As usual, for tasks as common as a linear regression, there are already implemented solutions in several packages. In numpy, we can use polyfit, which can fit polinomial of degree $N$.



In [11]:

    
np.polyfit(x,y, 1)









    Out[11]:





array([ 3.67878788,  7.14545455])

scipy

scipy has a statistics module that returns the fit and the correlation coefficient:



In [12]:

    
import scipy.stats as stats



In [13]:

    
alpha, beta, r, *__ = stats.linregress(x,y)
alpha, beta, r









    Out[13]:





(3.6787878787878792, 7.1454545454545446, 0.81763690029241587)

scikit-learn

The most powerful module for doing data analysis, and Machine Learning is scikit-learn.
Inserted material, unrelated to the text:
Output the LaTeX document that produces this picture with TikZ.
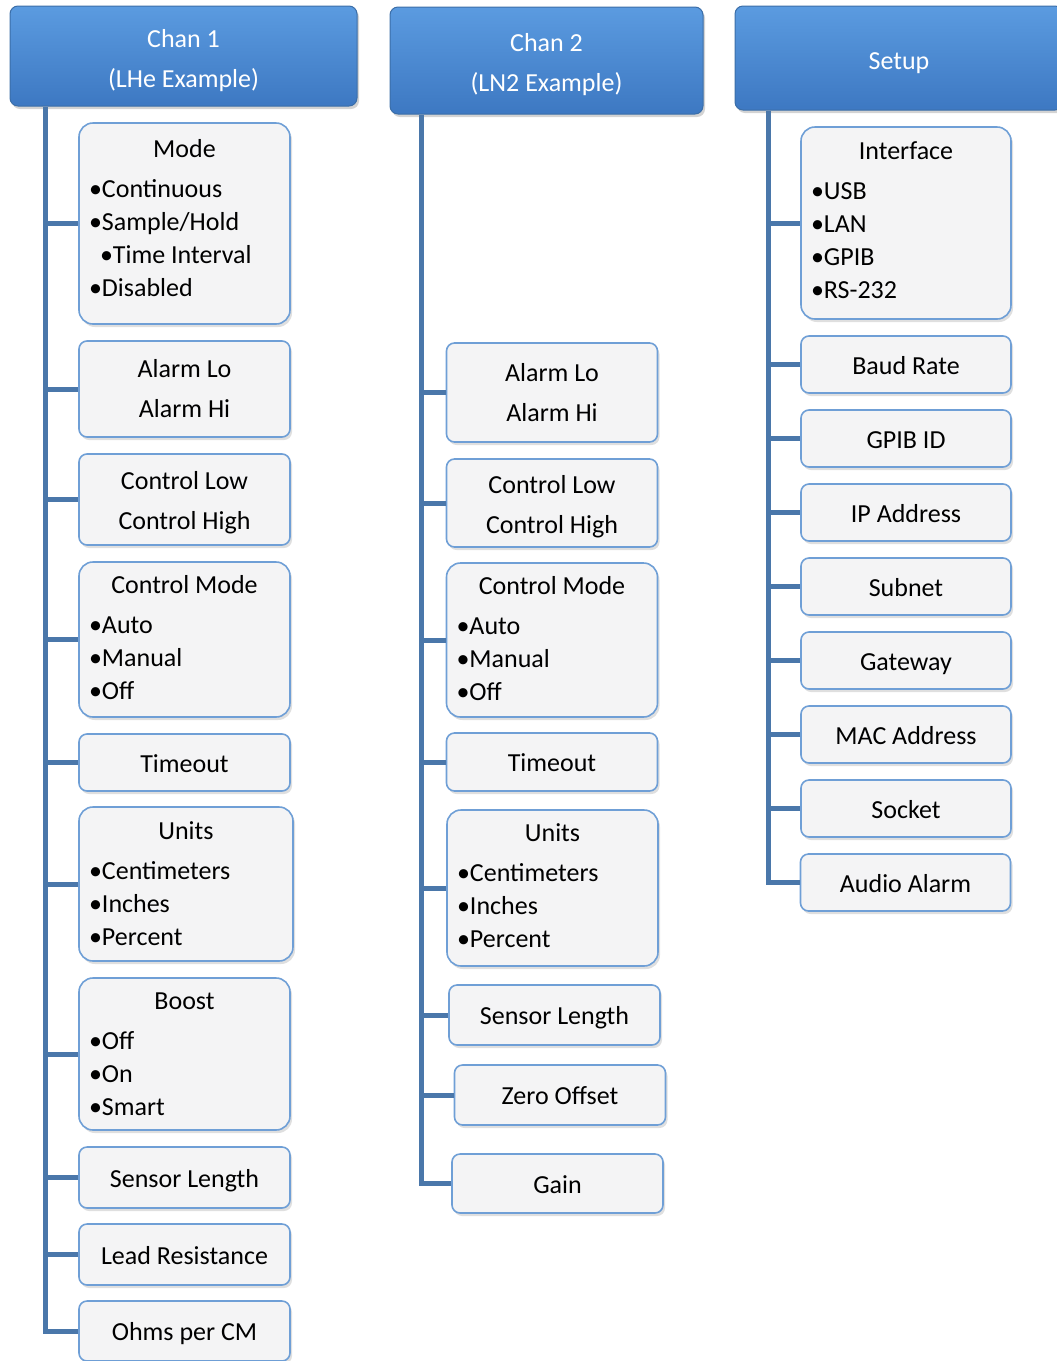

There is a good documentation on linear models



In [63]:

    
from sklearn import linear_model



In [64]:

    
clf = linear_model.LinearRegression()



In [68]:

    
clf.fit(x[:, np.newaxis], y)









    Out[68]:





LinearRegression(copy_X=True, fit_intercept=True, normalize=False)



In [73]:

    
clf.coef_, clf.intercept_









    Out[73]:





(array([ 4.58787879]), 9.0545454545454511)

Efficiency

As an exercice test the speed of these implementation for a larger dataset.



In [ ]: